◆ Written task
Set down each line of the material that follows, exactly, with no pictures.

◆ Data
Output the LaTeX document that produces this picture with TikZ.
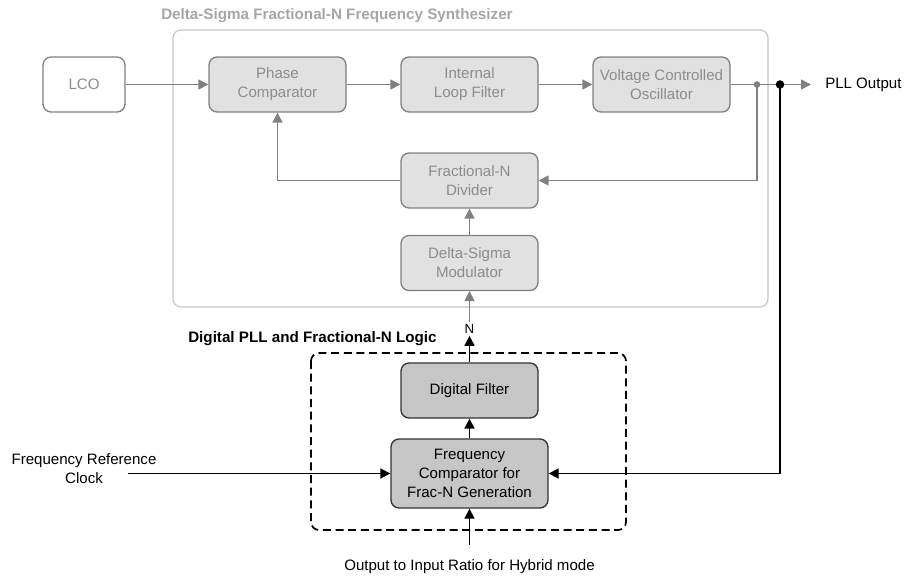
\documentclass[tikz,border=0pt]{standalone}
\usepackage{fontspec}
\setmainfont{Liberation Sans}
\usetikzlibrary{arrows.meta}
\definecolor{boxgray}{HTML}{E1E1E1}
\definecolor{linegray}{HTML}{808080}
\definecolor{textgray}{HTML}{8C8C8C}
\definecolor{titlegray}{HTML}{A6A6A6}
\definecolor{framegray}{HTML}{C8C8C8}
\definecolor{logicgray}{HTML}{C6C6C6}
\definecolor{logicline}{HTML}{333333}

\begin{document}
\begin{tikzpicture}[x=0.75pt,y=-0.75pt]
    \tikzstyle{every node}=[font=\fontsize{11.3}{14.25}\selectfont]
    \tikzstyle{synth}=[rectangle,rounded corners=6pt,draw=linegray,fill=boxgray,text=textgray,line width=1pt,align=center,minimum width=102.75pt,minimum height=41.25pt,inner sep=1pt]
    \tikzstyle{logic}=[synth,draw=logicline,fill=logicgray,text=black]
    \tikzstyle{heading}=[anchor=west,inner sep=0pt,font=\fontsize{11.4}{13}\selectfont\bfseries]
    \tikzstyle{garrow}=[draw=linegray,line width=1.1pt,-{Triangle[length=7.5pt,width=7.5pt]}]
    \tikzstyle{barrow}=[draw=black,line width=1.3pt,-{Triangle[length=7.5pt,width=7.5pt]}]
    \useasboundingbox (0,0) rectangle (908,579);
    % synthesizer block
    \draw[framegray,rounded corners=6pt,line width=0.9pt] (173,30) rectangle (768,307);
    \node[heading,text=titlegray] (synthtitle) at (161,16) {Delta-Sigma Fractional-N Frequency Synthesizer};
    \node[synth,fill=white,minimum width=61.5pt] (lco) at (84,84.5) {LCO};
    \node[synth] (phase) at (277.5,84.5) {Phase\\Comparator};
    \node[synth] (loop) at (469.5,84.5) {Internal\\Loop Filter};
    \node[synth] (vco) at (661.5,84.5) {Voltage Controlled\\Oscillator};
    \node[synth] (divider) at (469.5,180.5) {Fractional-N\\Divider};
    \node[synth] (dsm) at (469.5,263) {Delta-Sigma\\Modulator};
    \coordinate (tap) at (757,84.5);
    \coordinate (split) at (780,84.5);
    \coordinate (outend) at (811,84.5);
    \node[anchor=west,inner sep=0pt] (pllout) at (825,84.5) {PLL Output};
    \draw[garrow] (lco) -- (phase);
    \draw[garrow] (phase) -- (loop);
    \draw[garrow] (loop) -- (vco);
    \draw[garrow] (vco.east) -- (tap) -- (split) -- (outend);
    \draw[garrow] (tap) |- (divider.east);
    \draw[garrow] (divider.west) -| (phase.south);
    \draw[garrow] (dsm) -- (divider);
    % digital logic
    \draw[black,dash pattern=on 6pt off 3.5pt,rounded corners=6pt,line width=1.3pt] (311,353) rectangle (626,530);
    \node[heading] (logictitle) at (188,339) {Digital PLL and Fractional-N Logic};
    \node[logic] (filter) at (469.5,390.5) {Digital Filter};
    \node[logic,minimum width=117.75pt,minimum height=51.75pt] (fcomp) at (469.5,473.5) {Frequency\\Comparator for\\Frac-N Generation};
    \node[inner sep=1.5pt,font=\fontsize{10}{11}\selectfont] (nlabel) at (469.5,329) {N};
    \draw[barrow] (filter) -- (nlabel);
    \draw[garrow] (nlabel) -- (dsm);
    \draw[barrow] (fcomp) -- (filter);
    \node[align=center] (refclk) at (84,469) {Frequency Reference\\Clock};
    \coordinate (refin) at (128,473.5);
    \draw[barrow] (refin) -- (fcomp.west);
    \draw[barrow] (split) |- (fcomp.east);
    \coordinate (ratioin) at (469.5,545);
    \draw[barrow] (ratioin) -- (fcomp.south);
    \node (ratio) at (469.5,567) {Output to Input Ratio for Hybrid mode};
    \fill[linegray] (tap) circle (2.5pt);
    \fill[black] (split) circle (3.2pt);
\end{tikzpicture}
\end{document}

◆ The response
Output the LaTeX document that produces this picture with TikZ.
\documentclass[tikz,border=0pt]{standalone}
\usepackage{fontspec}
\setmainfont{Liberation Sans}
\usetikzlibrary{arrows.meta}
\definecolor{boxgray}{HTML}{E1E1E1}
\definecolor{linegray}{HTML}{808080}
\definecolor{textgray}{HTML}{8C8C8C}
\definecolor{titlegray}{HTML}{A6A6A6}
\definecolor{framegray}{HTML}{C8C8C8}
\definecolor{logicgray}{HTML}{C6C6C6}
\definecolor{logicline}{HTML}{333333}

\begin{document}
\begin{tikzpicture}[x=0.75pt,y=-0.75pt]
    \tikzstyle{every node}=[font=\fontsize{11.3}{14.25}\selectfont]
    \tikzstyle{synth}=[rectangle,rounded corners=6pt,draw=linegray,fill=boxgray,text=textgray,line width=1pt,align=center,minimum width=102.75pt,minimum height=41.25pt,inner sep=1pt]
    \tikzstyle{logic}=[synth,draw=logicline,fill=logicgray,text=black]
    \tikzstyle{heading}=[anchor=west,inner sep=0pt,font=\fontsize{11.4}{13}\selectfont\bfseries]
    \tikzstyle{garrow}=[draw=linegray,line width=1.1pt,-{Triangle[length=7.5pt,width=7.5pt]}]
    \tikzstyle{barrow}=[draw=black,line width=1.3pt,-{Triangle[length=7.5pt,width=7.5pt]}]
    \useasboundingbox (0,0) rectangle (908,579);
    % synthesizer block
    \draw[framegray,rounded corners=6pt,line width=0.9pt] (173,30) rectangle (768,307);
    \node[heading,text=titlegray] (synthtitle) at (161,16) {Delta-Sigma Fractional-N Frequency Synthesizer};
    \node[synth,fill=white,minimum width=61.5pt] (lco) at (84,84.5) {LCO};
    \node[synth] (phase) at (277.5,84.5) {Phase\\Comparator};
    \node[synth] (loop) at (469.5,84.5) {Internal\\Loop Filter};
    \node[synth] (vco) at (661.5,84.5) {Voltage Controlled\\Oscillator};
    \node[synth] (divider) at (469.5,180.5) {Fractional-N\\Divider};
    \node[synth] (dsm) at (469.5,263) {Delta-Sigma\\Modulator};
    \coordinate (tap) at (757,84.5);
    \coordinate (split) at (780,84.5);
    \coordinate (outend) at (811,84.5);
    \node[anchor=west,inner sep=0pt] (pllout) at (825,84.5) {PLL Output};
    \draw[garrow] (lco) -- (phase);
    \draw[garrow] (phase) -- (loop);
    \draw[garrow] (loop) -- (vco);
    \draw[garrow] (vco.east) -- (tap) -- (split) -- (outend);
    \draw[garrow] (tap) |- (divider.east);
    \draw[garrow] (divider.west) -| (phase.south);
    \draw[garrow] (dsm) -- (divider);
    % digital logic
    \draw[black,dash pattern=on 6pt off 3.5pt,rounded corners=6pt,line width=1.3pt] (311,353) rectangle (626,530);
    \node[heading] (logictitle) at (188,339) {Digital PLL and Fractional-N Logic};
    \node[logic] (filter) at (469.5,390.5) {Digital Filter};
    \node[logic,minimum width=117.75pt,minimum height=51.75pt] (fcomp) at (469.5,473.5) {Frequency\\Comparator for\\Frac-N Generation};
    \node[inner sep=1.5pt,font=\fontsize{10}{11}\selectfont] (nlabel) at (469.5,329) {N};
    \draw[barrow] (filter) -- (nlabel);
    \draw[garrow] (nlabel) -- (dsm);
    \draw[barrow] (fcomp) -- (filter);
    \node[align=center] (refclk) at (84,469) {Frequency Reference\\Clock};
    \coordinate (refin) at (128,473.5);
    \draw[barrow] (refin) -- (fcomp.west);
    \draw[barrow] (split) |- (fcomp.east);
    \coordinate (ratioin) at (469.5,545);
    \draw[barrow] (ratioin) -- (fcomp.south);
    \node (ratio) at (469.5,567) {Output to Input Ratio for Hybrid mode};
    \fill[linegray] (tap) circle (2.5pt);
    \fill[black] (split) circle (3.2pt);
\end{tikzpicture}
\end{document}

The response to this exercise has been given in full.